The Oracle Today reports that the prevailing inflationary jumps in the country directly connect to acute foreign exchange deficits in the economy, leading to rapid depreciation in the Naira against key international currencies.

As the MPC meets at the end of February, pundits expect interest rates to jump by significant 550 basis points and clear forward guidance from March.

The outcome of the meeting is expected to be a clear departure from the past when the CBN’s MPC maintained steady rates as part of its artificial pillars in holding up the Naira at the foreign exchange market and taming inflation.

Whereas the former CBN Governor, Mr Godwin Emefiele, had struggled to use monetary policy instruments to control inflation as the economy suffered foreign exchange crunch associated with massive borrowing by former President Muhammadu Buhari, the new government of President Bola Tinubu is set on pulling all artificial pillars that suppress inflation, including removal of all subsidies.

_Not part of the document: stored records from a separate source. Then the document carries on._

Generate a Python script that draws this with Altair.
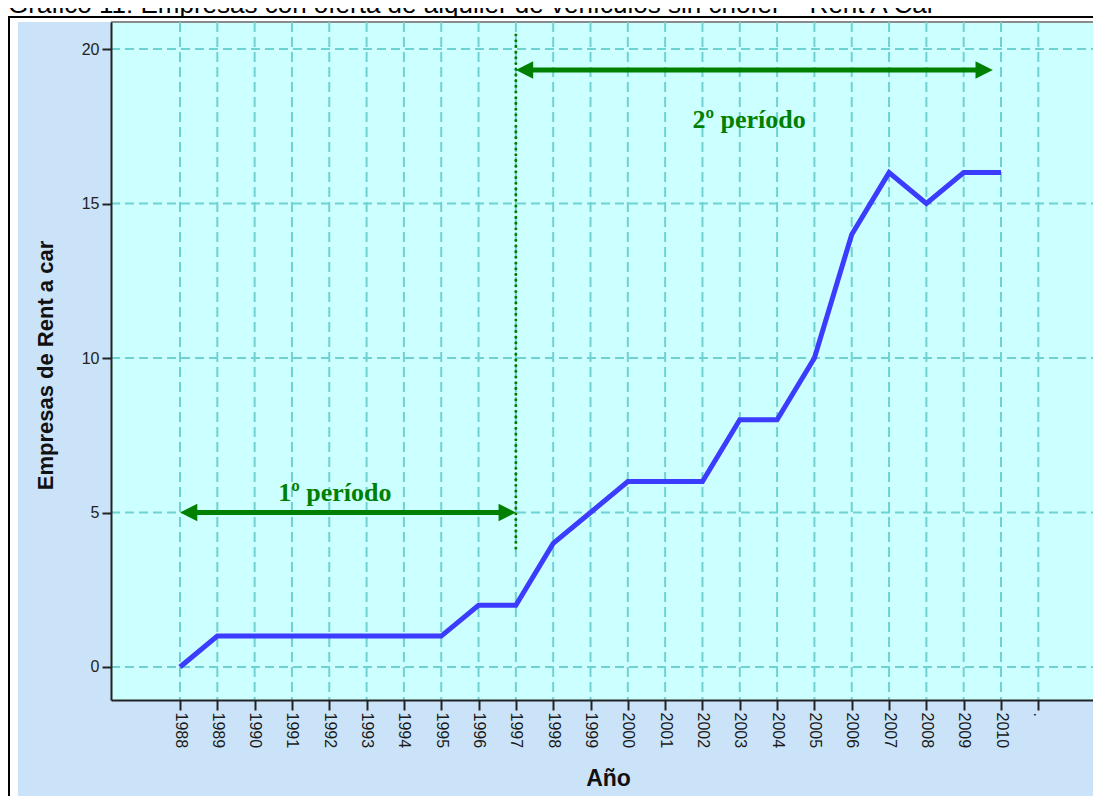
import altair as alt
import pandas as pd

# ---------------- data ----------------
years = list(range(1988, 2011))
empresas = [0, 1, 1, 1, 1, 1, 1, 1, 2, 2, 4, 5, 6, 6, 6, 8, 8, 10, 14, 16, 15, 16, 16]
tick_years = list(range(1988, 2012))          # 2011 is the empty "." category
y_ticks = [0, 5, 10, 15, 20]

title_text = "Gráfico 11: Empresas con oferta de alquiler de vehículos sin chofer – Rent A Car"
x_title = "Año"
y_title = "Empresas de Rent a car"

divider_year = [1997]
divider_from = [3.85]
divider_to = [20.52]

arrow_y = [5, 19.32]
arrow_start = [1988, 1997]
arrow_end = [1997, 2009.78]

period_labels = ["1º período", "2º período"]
label_x = [1992.15, 2003.25]
label_y = [5.37, 17.44]

# ---------------- layout ----------------
W, H = 982, 678
X_DOMAIN = [1986.151, 2012.465]
Y_DOMAIN = [-1.068, 20.874]
HEAD = 8.5 / 37.318   # arrow head half length in years

line_df = pd.DataFrame({"x": years, "y": empresas})
vgrid_df = pd.DataFrame({"x": tick_years})
hgrid_df = pd.DataFrame({"y": y_ticks})
div_df = pd.DataFrame({"x": divider_year, "y": divider_from, "y2": divider_to})
arrow_df = pd.DataFrame({
    "x": [s + HEAD for s in arrow_start],
    "x2": [e - HEAD for e in arrow_end],
    "y": arrow_y,
})
head_l_df = pd.DataFrame({"x": arrow_start, "y": arrow_y})
head_r_df = pd.DataFrame({"x": arrow_end, "y": arrow_y})
lab_df = pd.DataFrame({"x": label_x, "y": label_y, "t": period_labels})
one = pd.DataFrame({"t": [title_text]})

xs = alt.Scale(domain=X_DOMAIN, nice=False, zero=False)
ys = alt.Scale(domain=Y_DOMAIN, nice=False, zero=False)

FONT = "Liberation Sans"

x_axis = alt.Axis(
    values=tick_years, grid=False, title=x_title,
    labelExpr="datum.value == 2011 ? '.' : format(datum.value, 'd')",
    labelAngle=90, labelAlign="left", labelBaseline="middle",
    labelFontSize=16, labelFont=FONT, labelColor="#1a1a1a", labelPadding=2,
    labelOverlap=False, labelFlush=False, labelBound=False,
    tickSize=10, tickWidth=2, tickColor="#222222",
    domainColor="#222222", domainWidth=2,
    titleFont=FONT, titleFontSize=23, titleFontWeight="bold", titleColor="#111111",
    titleX=497, titleY=78, titleBaseline="middle", titleAlign="center",
    zindex=1,
)
y_axis = alt.Axis(
    values=y_ticks, grid=False, title=y_title,
    labelFontSize=16, labelFont=FONT, labelColor="#222222", labelPadding=3,
    tickSize=9, tickWidth=2, tickColor="#222222",
    domainColor="#222222", domainWidth=2,
    titleFont=FONT, titleFontSize=22, titleFontWeight="bold", titleColor="#111111",
    titleX=-66, titleY=343, titleAngle=-90, titleBaseline="middle", titleAlign="center",
    zindex=1,
)

X = lambda f="x": alt.X(f"{f}:Q", scale=xs, axis=x_axis)
Y = lambda f="y": alt.Y(f"{f}:Q", scale=ys, axis=y_axis)

# frame / backgrounds (decoration)
frame = alt.Chart(one).mark_rect(fill="white", stroke="black", strokeWidth=2).encode(
    x=alt.value(-102), x2=alt.value(W + 60), y=alt.value(-5), y2=alt.value(H + 200))
outer_bg = alt.Chart(one).mark_rect(fill="#cbe3f8").encode(
    x=alt.value(-93), x2=alt.value(W + 60), y=alt.value(0), y2=alt.value(H + 200))
plot_bg = alt.Chart(one).mark_rect(fill="#ccffff").encode(
    x=alt.value(0), x2=alt.value(W), y=alt.value(0), y2=alt.value(H))
top_edge = alt.Chart(one).mark_rule(color="#8a8a8a", strokeWidth=2).encode(
    x=alt.value(0), x2=alt.value(W), y=alt.value(0))
title = alt.Chart(one).mark_text(
    align="left", baseline="alphabetic", font=FONT, fontSize=26, color="black"
).encode(x=alt.value(-103), y=alt.value(-9), text="t:N")

GRID = "#6fd2d2"
vgrid = alt.Chart(vgrid_df).mark_rule(color=GRID, strokeWidth=2, strokeDash=[10, 5]).encode(
    x=X(), y=alt.value(0), y2=alt.value(H))
hgrid = alt.Chart(hgrid_df).mark_rule(color=GRID, strokeWidth=2, strokeDash=[9, 5]).encode(
    y=Y(), x=alt.value(0), x2=alt.value(W))

divider = alt.Chart(div_df).mark_rule(
    color="#007a00", strokeWidth=3, strokeDash=[0.1, 5.6], strokeCap="round"
).encode(x=X(), y=Y(), y2="y2:Q")

GREEN = "#008000"
arrows = alt.Chart(arrow_df).mark_rule(color=GREEN, strokeWidth=5).encode(
    x=X(), x2="x2:Q", y=Y())
heads_l = alt.Chart(head_l_df).mark_point(
    shape="M0,0L2,-1L2,1Z", size=300, filled=True, color=GREEN, opacity=1
).encode(x=X(), y=Y())
heads_r = alt.Chart(head_r_df).mark_point(
    shape="M0,0L-2,-1L-2,1Z", size=300, filled=True, color=GREEN, opacity=1
).encode(x=X(), y=Y())
labels = alt.Chart(lab_df).mark_text(
    font="Liberation Serif", fontSize=26, fontWeight="bold", color=GREEN,
    align="center", baseline="alphabetic"
).encode(x=X(), y=Y(), text="t:N")

line = alt.Chart(line_df).mark_line(color="#3c3cff", strokeWidth=5).encode(x=X(), y=Y())

chart = alt.layer(
    frame, outer_bg, plot_bg, top_edge, vgrid, hgrid, divider,
    arrows, heads_l, heads_r, labels, line, title
).properties(
    width=W, height=H,
    padding={"left": 103, "top": 14, "right": 0, "bottom": 96},
    autosize=alt.AutoSizeParams(type="none"),
).configure(background="white").configure_view(stroke=None, fill=None)

chart.save("out.html", embed_options={"renderer": "svg", "actions": False})
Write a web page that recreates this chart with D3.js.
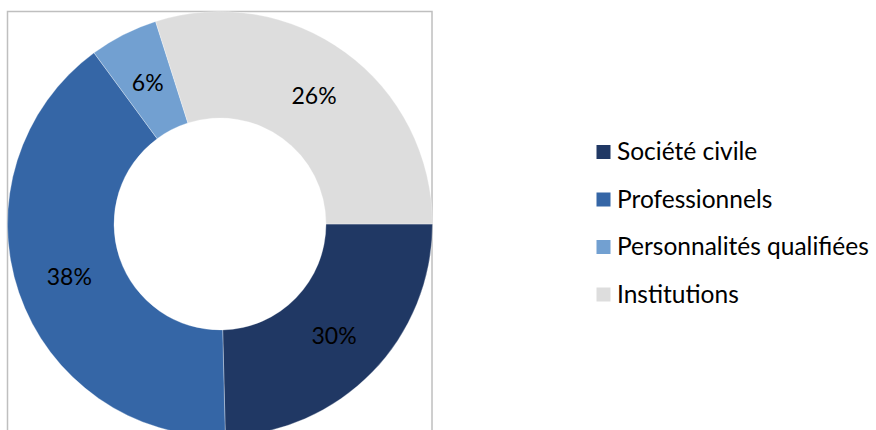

Consequently, consumer prices jumped by record 28.9% in December as the Tinubu government removed subsidy on petrol and relaxed government’s grip on foreign exchange supply to the market.

Under the leadership of the its new Governor, Olayemi Cardoso, the CBN has since introduced a set of tough reforms that have triggered inflation in the economy, including dismantling all inequitable exchange rate compartments in the foreign exchange market and setting higher rates for the government’s  open market operation notes.

Analysts are still convinced that Nigeria’s economic crises originate from dynamics that exist outside the CBN and its monetary policies. To arrest the current galloping inflation ravaging the citizenry, analysts point at the need for the country to boost its foreign exchange income by diversifying its exports from falling crude oil production volumes.